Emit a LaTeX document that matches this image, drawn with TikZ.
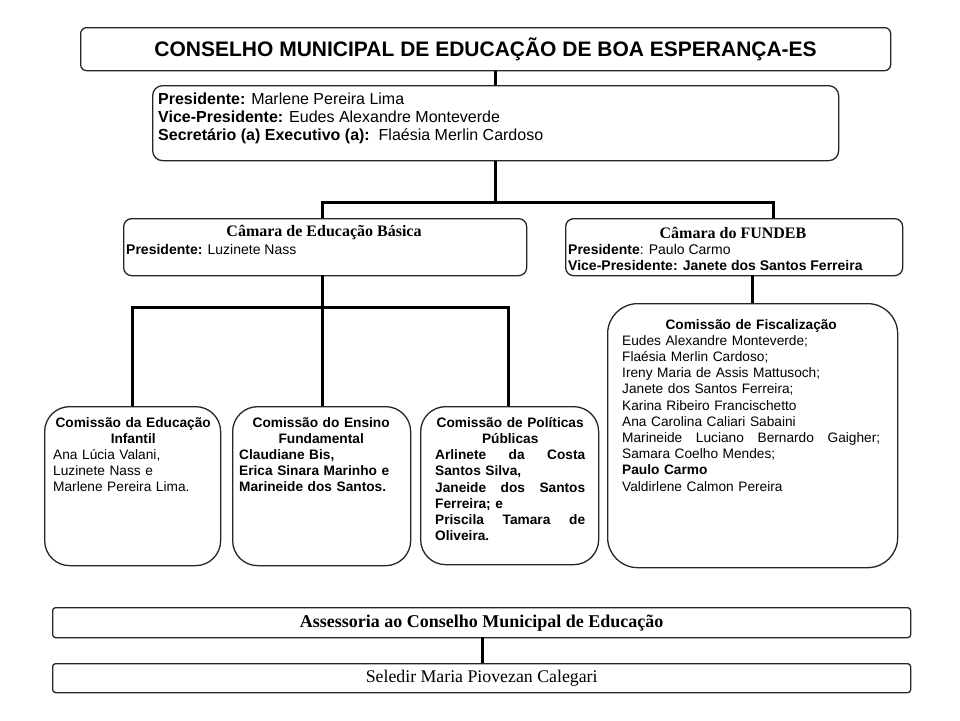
\documentclass[tikz,border=0pt]{standalone}
\usepackage{fontspec}
\setmainfont{Liberation Serif}
\setsansfont{Liberation Sans}
\newcommand\jline[1]{\par\noindent\hbox to\hsize{#1}\par}
\newcommand\pline[1]{\par\noindent #1\par}
\begin{document}
\begin{tikzpicture}[x=1pt,y=-1pt,
  box/.style={draw=black!85, line width=1.3pt, inner sep=0pt, anchor=north west, rounded corners=#1},
  box/.default=8pt,
  conn/.style={line width=3pt},
  sans/.style={font=\sffamily\fontsize{16}{18}\selectfont},
  small/.style={font=\sffamily\fontsize{13.7}{16.2}\selectfont},
  txt/.style={inner sep=0pt, anchor=north west},
  chead/.style={inner sep=0pt, font=\bfseries\fontsize{16}{18}\selectfont}]
\useasboundingbox (0,0) rectangle (960,720);
\fill[white] (0,0) rectangle (960,720);

% top
\node[box=6pt, minimum width=810pt, minimum height=43pt,
      font=\sffamily\bfseries\fontsize{21}{24}\selectfont] (title) at (80,27)
  {CONSELHO MUNICIPAL DE EDUCAÇÃO DE BOA ESPERANÇA-ES};
\node[box=10pt, minimum width=686pt, minimum height=75pt] (off) at (152,85) {};
\node[txt, sans, align=left] (offt) at (158,92.5)
  {\textbf{Presidente:} Marlene Pereira Lima\\
   \textbf{Vice-Presidente:} Eudes Alexandre Monteverde\\
   \textbf{Secretário (a) Executivo (a):}\ \ Flaésia Merlin Cardoso};
\draw[conn] (off.north) -- (off.north |- title.south);

% camaras
\node[box=8pt, minimum width=403pt, minimum height=57pt] (cb) at (123,218) {};
\node[chead] (cbh) at (324,233) {Câmara de Educação Básica};
\node[txt, font=\sffamily\fontsize{14}{16}\selectfont] (cbt) at (126,244.5) {\textbf{Presidente:} Luzinete Nass};

\node[box=8pt, minimum width=337pt, minimum height=57pt] (cf) at (565,218) {};
\node[chead] (cfh) at (733,233) {Câmara do FUNDEB};
\node[txt, font=\sffamily\fontsize{14}{16}\selectfont, align=left] (cft) at (568,244.5)
  {\textbf{Presidente}: Paulo Carmo\\ \textbf{Vice-Presidente: Janete dos Santos Ferreira}};

\coordinate (j1) at (496,202);
\coordinate (cbin) at (322,218);
\coordinate (cfin) at (773,218);
\draw[conn] (off.south) -- (off.south |- j1);
\draw[conn] (cbin) |- (j1) -| (cfin);

% commissions
\node[box=25pt, minimum width=176pt, minimum height=159pt] (ci) at (44,406) {};
\node[box=25pt, minimum width=178pt, minimum height=159pt] (cu) at (232,406) {};
\node[box=25pt, minimum width=178pt, minimum height=158pt] (cp) at (420,406) {};
\node[box=30pt, minimum width=290pt, minimum height=264pt] (cz) at (607,303) {};

\coordinate (cbout) at (322,275);
\coordinate (j2) at (322,307);
\coordinate (ciin) at (132,406);
\coordinate (cuin) at (322,406);
\coordinate (cpin) at (508,406);
\draw[conn] (cbout) -- (cuin);
\draw[conn] (ciin) |- (j2) -| (cpin);

\coordinate (cfout) at (752,275);
\draw[conn] (cfout) -- (cfout |- cz.north);

\node[txt, small, text width=160pt] (cit) at (53,417)
  {{\centering\bfseries Comissão da Educação\\ Infantil\par}
   \raggedright Ana Lúcia Valani,\\ Luzinete Nass e\\ Marlene Pereira Lima.};
\node[txt, small, text width=164pt] (cut) at (239,417)
  {{\centering\bfseries Comissão do Ensino\\ Fundamental\par}
   \raggedright\bfseries Claudiane Bis,\\ Erica Sinara Marinho e\\ Marineide dos Santos.};
\node[txt, small, text width=150pt] (cpt) at (435,417)
  {{\centering\bfseries Comissão de Políticas\\ Públicas\par}
   \bfseries
   \jline{Arlinete\hfill da\hfill Costa}\pline{Santos Silva,}%
   \jline{Janeide\hfill dos\hfill Santos}\pline{Ferreira; e}%
   \jline{Priscila\hfill Tamara\hfill de}\pline{Oliveira.}};
\node[txt, small, text width=258pt] (czt) at (622,319)
  {{\centering\bfseries Comissão de Fiscalização\par}
   \raggedright Eudes Alexandre Monteverde;\\ Flaésia Merlin Cardoso;\\
   Ireny Maria de Assis Mattusoch;\\ Janete dos Santos Ferreira;\\
   Karina Ribeiro Francischetto\\ Ana Carolina Caliari Sabaini\par
   \jline{Marineide\hfill Luciano\hfill Bernardo\hfill Gaigher;}%
   \pline{Samara Coelho Mendes;}\pline{\textbf{Paulo Carmo}}\pline{Valdirlene Calmon Pereira}};

% assessoria
\node[box=3pt, minimum width=858pt, minimum height=30pt,
      font=\bfseries\fontsize{18}{20}\selectfont] (as) at (52,607)
  {Assessoria ao Conselho Municipal de Educação};
\node[box=3pt, minimum width=858pt, minimum height=29pt,
      font=\fontsize{17.8}{20}\selectfont] (se) at (52,663)
  {Seledir Maria Piovezan Calegari};
\coordinate (asout) at (482,637);
\draw[conn] (asout) -- (asout |- se.north);
\end{tikzpicture}
\end{document}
━━━
Make an exact copy of the whole listing, but don't bring over any pictures.

Emit a LaTeX document that matches this image, drawn with TikZ.
\documentclass[tikz,border=0pt]{standalone}
\usepackage{fontspec}
\setmainfont{Liberation Serif}
\setsansfont{Liberation Sans}
\newcommand\jline[1]{\par\noindent\hbox to\hsize{#1}\par}
\newcommand\pline[1]{\par\noindent #1\par}
\begin{document}
\begin{tikzpicture}[x=1pt,y=-1pt,
  box/.style={draw=black!85, line width=1.3pt, inner sep=0pt, anchor=north west, rounded corners=#1},
  box/.default=8pt,
  conn/.style={line width=3pt},
  sans/.style={font=\sffamily\fontsize{16}{18}\selectfont},
  small/.style={font=\sffamily\fontsize{13.7}{16.2}\selectfont},
  txt/.style={inner sep=0pt, anchor=north west},
  chead/.style={inner sep=0pt, font=\bfseries\fontsize{16}{18}\selectfont}]
\useasboundingbox (0,0) rectangle (960,720);
\fill[white] (0,0) rectangle (960,720);

% top
\node[box=6pt, minimum width=810pt, minimum height=43pt,
      font=\sffamily\bfseries\fontsize{21}{24}\selectfont] (title) at (80,27)
  {CONSELHO MUNICIPAL DE EDUCAÇÃO DE BOA ESPERANÇA-ES};
\node[box=10pt, minimum width=686pt, minimum height=75pt] (off) at (152,85) {};
\node[txt, sans, align=left] (offt) at (158,92.5)
  {\textbf{Presidente:} Marlene Pereira Lima\\
   \textbf{Vice-Presidente:} Eudes Alexandre Monteverde\\
   \textbf{Secretário (a) Executivo (a):}\ \ Flaésia Merlin Cardoso};
\draw[conn] (off.north) -- (off.north |- title.south);

% camaras
\node[box=8pt, minimum width=403pt, minimum height=57pt] (cb) at (123,218) {};
\node[chead] (cbh) at (324,233) {Câmara de Educação Básica};
\node[txt, font=\sffamily\fontsize{14}{16}\selectfont] (cbt) at (126,244.5) {\textbf{Presidente:} Luzinete Nass};

\node[box=8pt, minimum width=337pt, minimum height=57pt] (cf) at (565,218) {};
\node[chead] (cfh) at (733,233) {Câmara do FUNDEB};
\node[txt, font=\sffamily\fontsize{14}{16}\selectfont, align=left] (cft) at (568,244.5)
  {\textbf{Presidente}: Paulo Carmo\\ \textbf{Vice-Presidente: Janete dos Santos Ferreira}};

\coordinate (j1) at (496,202);
\coordinate (cbin) at (322,218);
\coordinate (cfin) at (773,218);
\draw[conn] (off.south) -- (off.south |- j1);
\draw[conn] (cbin) |- (j1) -| (cfin);

% commissions
\node[box=25pt, minimum width=176pt, minimum height=159pt] (ci) at (44,406) {};
\node[box=25pt, minimum width=178pt, minimum height=159pt] (cu) at (232,406) {};
\node[box=25pt, minimum width=178pt, minimum height=158pt] (cp) at (420,406) {};
\node[box=30pt, minimum width=290pt, minimum height=264pt] (cz) at (607,303) {};

\coordinate (cbout) at (322,275);
\coordinate (j2) at (322,307);
\coordinate (ciin) at (132,406);
\coordinate (cuin) at (322,406);
\coordinate (cpin) at (508,406);
\draw[conn] (cbout) -- (cuin);
\draw[conn] (ciin) |- (j2) -| (cpin);

\coordinate (cfout) at (752,275);
\draw[conn] (cfout) -- (cfout |- cz.north);

\node[txt, small, text width=160pt] (cit) at (53,417)
  {{\centering\bfseries Comissão da Educação\\ Infantil\par}
   \raggedright Ana Lúcia Valani,\\ Luzinete Nass e\\ Marlene Pereira Lima.};
\node[txt, small, text width=164pt] (cut) at (239,417)
  {{\centering\bfseries Comissão do Ensino\\ Fundamental\par}
   \raggedright\bfseries Claudiane Bis,\\ Erica Sinara Marinho e\\ Marineide dos Santos.};
\node[txt, small, text width=150pt] (cpt) at (435,417)
  {{\centering\bfseries Comissão de Políticas\\ Públicas\par}
   \bfseries
   \jline{Arlinete\hfill da\hfill Costa}\pline{Santos Silva,}%
   \jline{Janeide\hfill dos\hfill Santos}\pline{Ferreira; e}%
   \jline{Priscila\hfill Tamara\hfill de}\pline{Oliveira.}};
\node[txt, small, text width=258pt] (czt) at (622,319)
  {{\centering\bfseries Comissão de Fiscalização\par}
   \raggedright Eudes Alexandre Monteverde;\\ Flaésia Merlin Cardoso;\\
   Ireny Maria de Assis Mattusoch;\\ Janete dos Santos Ferreira;\\
   Karina Ribeiro Francischetto\\ Ana Carolina Caliari Sabaini\par
   \jline{Marineide\hfill Luciano\hfill Bernardo\hfill Gaigher;}%
   \pline{Samara Coelho Mendes;}\pline{\textbf{Paulo Carmo}}\pline{Valdirlene Calmon Pereira}};

% assessoria
\node[box=3pt, minimum width=858pt, minimum height=30pt,
      font=\bfseries\fontsize{18}{20}\selectfont] (as) at (52,607)
  {Assessoria ao Conselho Municipal de Educação};
\node[box=3pt, minimum width=858pt, minimum height=29pt,
      font=\fontsize{17.8}{20}\selectfont] (se) at (52,663)
  {Seledir Maria Piovezan Calegari};
\coordinate (asout) at (482,637);
\draw[conn] (asout) -- (asout |- se.north);
\end{tikzpicture}
\end{document}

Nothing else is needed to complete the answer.